The first phase of the MAQC project (MAQC-I) aims to:
- provide quality control (QC) tools to the microarray community to avoid procedural failures
- develop guidelines for microarray data analysis by providing the public with large reference datasets along with readily accessible reference RNA samples
- establish QC metrics and thresholds for objectively assessing the performance achievable by various microarray platforms
- evaluate the advantages and disadvantages of various data analysis methods
MAQC-I involves six FDA Centers, major providers of microarray platforms and RNA samples, EPA, NIST, academic laboratories, and other stakeholders. Two human reference RNA samples have been selected, and differential gene expression levels between the two samples have been calibrated with microarrays and other technologies (e.g., QRT-PCR). The resulting microarray datasets have been used for assessing the precision and cross-platform/laboratory comparability of microarrays, and the QRT-PCR datasets enabled evaluation of the nature and magnitude of any systematic biases that may exist between microarrays and QRT-PCR. The availability of the well-characterized RNA samples combined with the resulting microarray and QRT-PCR datasets, which have been made readily accessible to the scientific community, allow individual laboratories to more easily identify and correct procedural failures.
The second phase of the MAQC project (MAQC-II) aims to:
- assess the capabilities and limitations of various data analysis methods in developing and validating microarray-based predictive models
- reach consensus on the “best practices” for development and validation of predictive models based on microarray gene expression and genotyping data for personalized medicine
Thirty-six teams developed classifiers for 13 endpoints—some easy, some difficult to predict, from six relatively large training data sets. These analyses collectively produced >18,000 models that were challenged by independent and blinded validation sets generated for MAQC-II. The cross-validated performance estimates for models developed under good practices are predictive of the blinded validation performance.

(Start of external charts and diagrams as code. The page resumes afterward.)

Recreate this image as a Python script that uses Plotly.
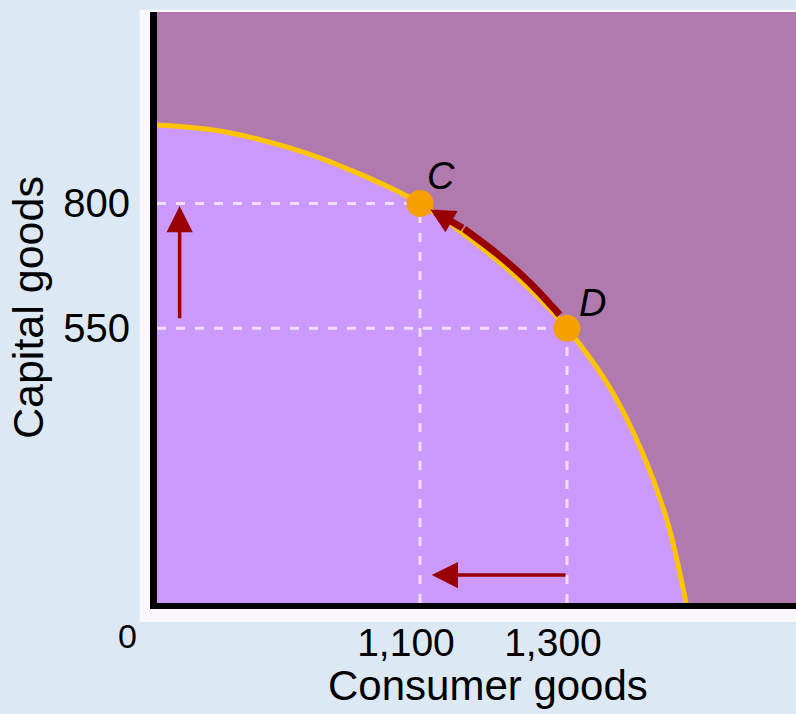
import plotly.graph_objects as go

# ---- data ----
frontier_x = [742, 828, 923, 1005, 1100, 1205, 1250, 1300, 1358, 1403, 1436, 1462]
frontier_y = [957, 945, 911, 867, 800, 686, 627, 550, 432, 300, 166, 0]

point_names = ["C", "D"]
point_x = [1100, 1300]
point_y = [800, 550]

x_tick_vals = [1100, 1300]
x_tick_text = ["1,100", "1,300"]
y_tick_vals = [550, 800]
y_tick_text = ["550", "800"]

# movement arrows
curve_arrow_x = [1290, 1250, 1205, 1160]
curve_arrow_y = [577, 640, 699, 749]
curve_arrow_tip = (1114, 788)
up_arrow_x = 773
up_arrow_from, up_arrow_to = 567, 795
left_arrow_y = 56
left_arrow_from, left_arrow_to = 1300, 1116

X_RANGE = [742.2, 1611.6]
Y_RANGE = [0, 1183.2]

FONT = "Liberation Sans, Arial, sans-serif"
DARK_RED = "#990000"
LIGHT = "#cc99ff"
MAUVE = "#b07aae"
GOLD = "#ffc400"
ORANGE = "#f59f00"
DASH_COL = "#eedff7"
PAGE_BG = "#dce8f4"

fig = go.Figure()

# frontier with fill beneath
fig.add_trace(go.Scatter(
    x=frontier_x, y=frontier_y, mode="lines",
    line=dict(color=GOLD, width=5, shape="spline", smoothing=1.0),
    fill="tozeroy", fillcolor=LIGHT, hoverinfo="skip", showlegend=False))

# dashed guide lines
for px, py in zip(point_x, point_y):
    fig.add_trace(go.Scatter(x=[X_RANGE[0], px], y=[py, py], mode="lines",
                             line=dict(color=DASH_COL, width=3, dash="9px,10px"),
                             hoverinfo="skip", showlegend=False))
    fig.add_trace(go.Scatter(x=[px, px], y=[0, py], mode="lines",
                             line=dict(color=DASH_COL, width=3, dash="9px,10px"),
                             hoverinfo="skip", showlegend=False))

# curved arrow shaft from D towards C
fig.add_trace(go.Scatter(x=curve_arrow_x, y=curve_arrow_y, mode="lines",
                         line=dict(color=DARK_RED, width=7, shape="spline", smoothing=0.8),
                         hoverinfo="skip", showlegend=False))

# points C, D
fig.add_trace(go.Scatter(x=point_x, y=point_y, mode="markers",
                         marker=dict(color=ORANGE, size=27),
                         hoverinfo="skip", showlegend=False))

annotations = []
# arrows
annotations.append(dict(x=curve_arrow_tip[0], y=curve_arrow_tip[1],
                        ax=curve_arrow_x[-1], ay=curve_arrow_y[-1],
                        xref="x", yref="y", axref="x", ayref="y", text="",
                        showarrow=True, arrowhead=2, arrowwidth=7, arrowsize=0.7,
                        arrowcolor=DARK_RED))
annotations.append(dict(x=up_arrow_x, y=up_arrow_to, ax=up_arrow_x, ay=up_arrow_from,
                        xref="x", yref="y", axref="x", ayref="y", text="",
                        showarrow=True, arrowhead=2, arrowwidth=3.5, arrowsize=1.5,
                        arrowcolor=DARK_RED))
annotations.append(dict(x=left_arrow_to, y=left_arrow_y, ax=left_arrow_from, ay=left_arrow_y,
                        xref="x", yref="y", axref="x", ayref="y", text="",
                        showarrow=True, arrowhead=2, arrowwidth=3.5, arrowsize=1.5,
                        arrowcolor=DARK_RED))
# point labels
label_shift = {"C": (21, 27), "D": (26, 25)}
for name, px, py in zip(point_names, point_x, point_y):
    sx, sy = label_shift[name]
    annotations.append(dict(x=px, y=py, xref="x", yref="y", text=f"<i>{name}</i>",
                            showarrow=False, xshift=sx, yshift=sy,
                            font=dict(family=FONT, size=38, color="black")))
# axis titles and origin
annotations.append(dict(x=0.518, y=-0.1404, xref="paper", yref="paper",
                        text="Consumer goods", showarrow=False,
                        xanchor="center", yanchor="middle",
                        font=dict(family=FONT, size=42, color="black")))
annotations.append(dict(x=-0.2019, y=0.5008, xref="paper", yref="paper",
                        text="Capital goods", showarrow=False, textangle=-90,
                        xanchor="center", yanchor="middle",
                        font=dict(family=FONT, size=43, color="black")))
annotations.append(dict(x=-0.0469, y=-0.0558, xref="paper", yref="paper",
                        text="0", showarrow=False, xanchor="center", yanchor="middle",
                        font=dict(family=FONT, size=34, color="black")))

shapes = [
    # white frame around the plot
    dict(type="rect", xref="paper", yref="paper", x0=-0.027, x1=1.05, y0=-0.032, y1=1.004,
         fillcolor="#fbf8fb", line=dict(width=0), layer="below"),
    # dark plot region
    dict(type="rect", xref="paper", yref="paper", x0=0, x1=1.05, y0=0, y1=1,
         fillcolor=MAUVE, line=dict(width=0), layer="below"),
]

fig.update_layout(
    width=796, height=714,
    margin=dict(l=157, r=0, t=12, b=111),
    paper_bgcolor=PAGE_BG,
    plot_bgcolor="rgba(0,0,0,0)",
    showlegend=False,
    annotations=annotations,
    shapes=shapes,
    xaxis=dict(range=X_RANGE, tickvals=x_tick_vals, ticktext=x_tick_text,
               showgrid=False, zeroline=False, showline=True, linecolor="black",
               linewidth=6, ticks="",
               ticklabelshift=-14,
               tickfont=dict(family=FONT, size=39, color="black"), fixedrange=True),
    yaxis=dict(range=Y_RANGE, tickvals=y_tick_vals, ticktext=y_tick_text,
               showgrid=False, zeroline=False, showline=True, linecolor="black",
               linewidth=7, ticks="outside", ticklen=12, tickcolor="rgba(0,0,0,0)",
               tickfont=dict(family=FONT, size=40, color="black"), fixedrange=True),
)

fig.write_html("out.html",
               config={"displayModeBar": False, "staticPlot": True},
               post_script="document.body.style.margin='0';"
                           "document.body.style.background='" + PAGE_BG + "';")
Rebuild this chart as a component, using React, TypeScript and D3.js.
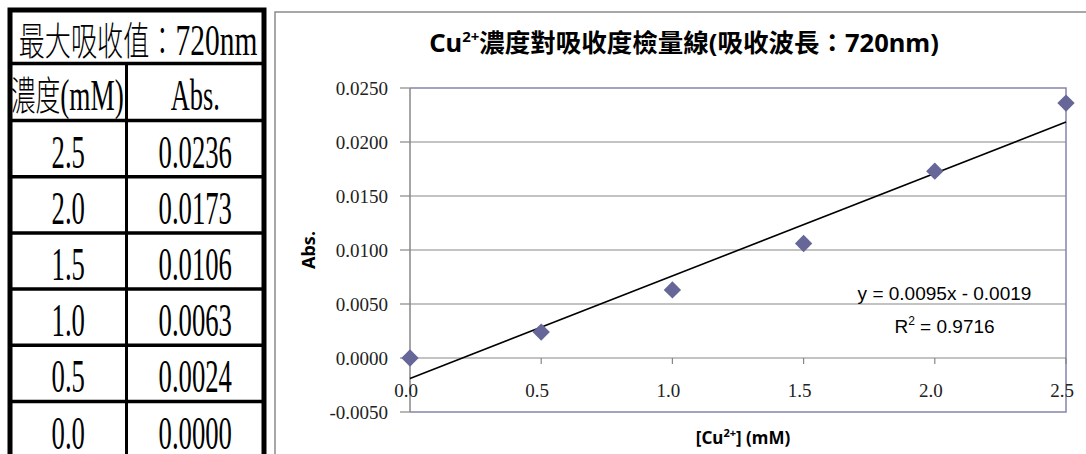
import React from 'react';
import * as d3 from 'd3';

const concentrations = [2.5, 2.0, 1.5, 1.0, 0.5, 0.0];
const absorbances = [0.0236, 0.0173, 0.0106, 0.0063, 0.0024, 0.0];
const yTicks = [-0.005, 0, 0.005, 0.01, 0.015, 0.02, 0.025];
const xTicks = [0, 0.5, 1.0, 1.5, 2.0, 2.5];
const trendSlope = 0.0095;
const trendIntercept = -0.0019;
const rSquared = 0.9716;

const W = 1086;
const H = 454;

// table geometry
const tbl = { left: 10, right: 264, mid: 126.5, top: 10, titleBottom: 63.5, headBottom: 120.5, rowH: 56.2 };
const cellFont = 46;

// chart geometry
const plot = { left: 410, right: 1066, top: 88, bottom: 412 };

// plain hyphen for negatives, like the reference
const locale = d3.formatLocale({ decimal: '.', thousands: ',', grouping: [3], currency: ['', ''], minus: '-' });

const App = () => {
  const xScale = d3.scaleLinear().domain([0, 2.5]).range([plot.left, plot.right]);
  const yScale = d3.scaleLinear().domain([-0.005, 0.025]).range([plot.bottom, plot.top]);
  const rowTop = (i: number) => tbl.headBottom + i * tbl.rowH;
  const fmtY = locale.format('.4f');
  const fmtX = locale.format('.1f');

  const trend = d3
    .line<number>()
    .x((d) => xScale(d))
    .y((d) => yScale(trendSlope * d + trendIntercept))([0, 2.5]);

  const diamond = d3.symbol(d3.symbolSquare, 150)();
  const serif = 'Liberation Serif, DejaVu Serif, serif';
  const cjk = 'Noto Sans CJK TC, Noto Sans CJK SC, sans-serif';
  const sans = 'Noto Sans, Noto Sans CJK TC, sans-serif';

  const cellText = (cx: number, base: number, sx: number, content: React.ReactNode, key?: string) => (
    <text
      key={key}
      transform={`translate(${cx},${base}) scale(${sx},1)`}
      textAnchor="middle"
      fontSize={cellFont}
      fontFamily={serif}
      fill="#000"
    >
      {content}
    </text>
  );

  const leftCx = (tbl.left + tbl.mid) / 2;
  const rightCx = (tbl.mid + tbl.right) / 2;
  const eqX = 944.5;

  return (
    <svg width={W} height={H} style={{ position: 'absolute', left: 0, top: 0, background: '#fff' }}>
      {/* ---------- table ---------- */}
      <g>
        {cellText(
          (tbl.left + tbl.right) / 2 + 1,
          tbl.top + 45,
          0.67,
          <>
            <tspan fontFamily={cjk} fontWeight={300} fontSize={39}>最大吸收值：</tspan>
            <tspan fontSize={44}>720nm</tspan>
          </>
        )}
        {cellText(
          leftCx - 1,
          tbl.titleBottom + 46.5,
          0.62,
          <>
            <tspan fontFamily={cjk} fontWeight={300} fontSize={40}>濃度</tspan>
            <tspan fontSize={44}>(mM)</tspan>
          </>
        )}
        {cellText(rightCx, tbl.titleBottom + 46.5, 0.6, <tspan fontSize={44}>Abs.</tspan>)}
        {concentrations.map((c, i) => cellText(leftCx, rowTop(i) + 47, 0.58, fmtX(c), `c${i}`))}
        {absorbances.map((a, i) => cellText(rightCx, rowTop(i) + 47, 0.58, fmtY(a), `a${i}`))}

        {/* inner rules */}
        <line x1={tbl.left} x2={tbl.right} y1={tbl.titleBottom} y2={tbl.titleBottom} stroke="#000" strokeWidth={3.5} />
        <line x1={tbl.left} x2={tbl.right} y1={tbl.headBottom} y2={tbl.headBottom} stroke="#000" strokeWidth={3.5} />
        {concentrations.map((_, i) => (
          <line key={i} x1={tbl.left} x2={tbl.right} y1={rowTop(i + 1)} y2={rowTop(i + 1)} stroke="#000" strokeWidth={3.5} />
        ))}
        <line x1={tbl.mid} x2={tbl.mid} y1={tbl.titleBottom} y2={H + 10} stroke="#000" strokeWidth={3} />
        {/* outer frame */}
        <path
          d={`M${tbl.left},${H + 10}V${tbl.top}H${tbl.right}V${H + 10}`}
          fill="none"
          stroke="#000"
          strokeWidth={5}
        />
      </g>

      {/* ---------- chart ---------- */}
      <rect x={275} y={12} width={830} height={470} fill="#fff" stroke="#8a8a8a" strokeWidth={1.5} />

      <text x={684} y={52} textAnchor="middle" fontSize={25.5} fontWeight="bold" fontFamily={sans} fill="#000">
        <tspan>Cu</tspan>
        <tspan dy={-10} fontSize={15}>2+</tspan>
        <tspan dy={10}>濃度對吸收度檢量線(吸收波長：720nm)</tspan>
      </text>

      {/* gridlines */}
      {yTicks.slice(1, -1).map((t) => (
        <line key={t} x1={plot.left} x2={plot.right} y1={yScale(t)} y2={yScale(t)} stroke="#878787" strokeWidth={1.2} />
      ))}

      {/* plot border (top/right/bottom) */}
      <path
        d={`M${plot.left},${plot.top}H${plot.right}V${plot.bottom}H${plot.left}`}
        fill="none"
        stroke="#8484b0"
        strokeWidth={1.5}
      />

      {/* y axis */}
      <line x1={plot.left} x2={plot.left} y1={plot.top} y2={plot.bottom} stroke="#878787" strokeWidth={1.5} />
      {yTicks.map((t) => (
        <g key={t}>
          <line x1={plot.left - 10} x2={plot.left} y1={yScale(t)} y2={yScale(t)} stroke="#878787" strokeWidth={1.2} />
          <text x={388} y={yScale(t)} dy="0.35em" textAnchor="end" fontSize={19} fontFamily={serif} fill="#222">
            {fmtY(t)}
          </text>
        </g>
      ))}

      {/* x axis at y = 0 */}
      {xTicks.map((t) => (
        <g key={t}>
          <line x1={xScale(t)} x2={xScale(t)} y1={yScale(0)} y2={yScale(0) + 6} stroke="#878787" strokeWidth={1.2} />
          <text x={xScale(t) - 4} y={yScale(0) + 39} textAnchor="middle" fontSize={19} fontFamily={serif} fill="#222">
            {fmtX(t)}
          </text>
        </g>
      ))}

      {/* axis titles */}
      <text
        transform={`translate(315,${(plot.top + plot.bottom) / 2}) rotate(-90)`}
        textAnchor="middle"
        fontSize={18}
        fontWeight="bold"
        fontFamily={sans}
        fill="#000"
      >
        Abs.
      </text>
      <text x={743} y={444} textAnchor="middle" fontSize={17} fontWeight="bold" fontFamily={sans} fill="#000">
        <tspan>[Cu</tspan>
        <tspan dy={-7} fontSize={11}>2+</tspan>
        <tspan dy={7}>] (mM)</tspan>
      </text>

      {/* trendline */}
      <path d={trend ?? ''} fill="none" stroke="#000" strokeWidth={1.6} />

      {/* markers */}
      {concentrations.map((c, i) => (
        <path
          key={i}
          d={diamond ?? ''}
          transform={`translate(${xScale(c)},${yScale(absorbances[i])}) rotate(45)`}
          fill="#666699"
        />
      ))}

      {/* equation */}
      <text x={eqX} y={300} textAnchor="middle" fontSize={19} fontFamily="Liberation Sans, Arial, sans-serif" fill="#000">
        {`y = ${trendSlope.toFixed(4)}x - ${Math.abs(trendIntercept).toFixed(4)}`}
      </text>
      <text x={eqX} y={333} textAnchor="middle" fontSize={19} fontFamily="Liberation Sans, Arial, sans-serif" fill="#000">
        <tspan>R</tspan>
        <tspan dy={-8} fontSize={12}>2</tspan>
        <tspan dy={8}>{` = ${rSquared.toFixed(4)}`}</tspan>
      </text>
    </svg>
  );
};

export default App;
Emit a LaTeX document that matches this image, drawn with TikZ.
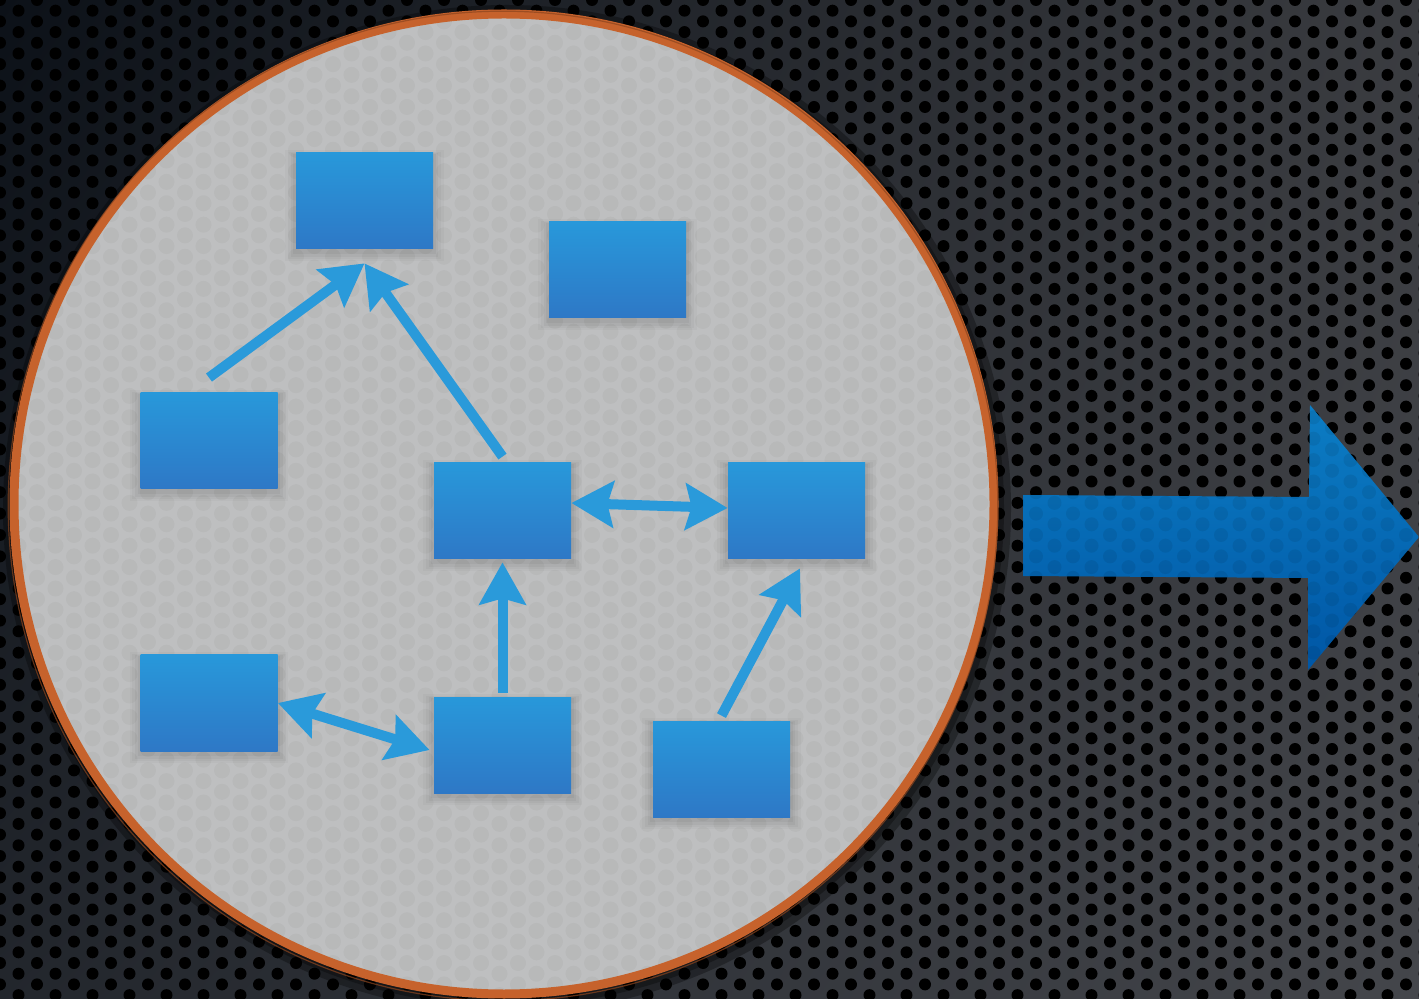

The achievable prediction performance is largely determined by the intrinsic predictability of the endpoint, and simple data analysis methods often perform as well as more complicated approaches. Multiple models of comparable performance can be developed for a given endpoint and the stability of gene lists correlates with endpoint predictability. Importantly, similar conclusions were reached when >12,000 new models were generated by swapping the original training and validation sets.
The third phase of the MAQC project (MAQC-III), also called Sequencing Quality Control (SEQC), aims at assessing the technical performance of next-generation sequencing platforms by generating benchmark datasets with reference samples and evaluating advantages and limitations of various bioinformatics strategies in RNA and DNA analyses.
The availability of the calibrated RNA samples combined with the resulting microarray and QRT-PCR datasets, which will be made readily accessible to the microarray community, will allow individual laboratories to more easily identify and correct procedural failures.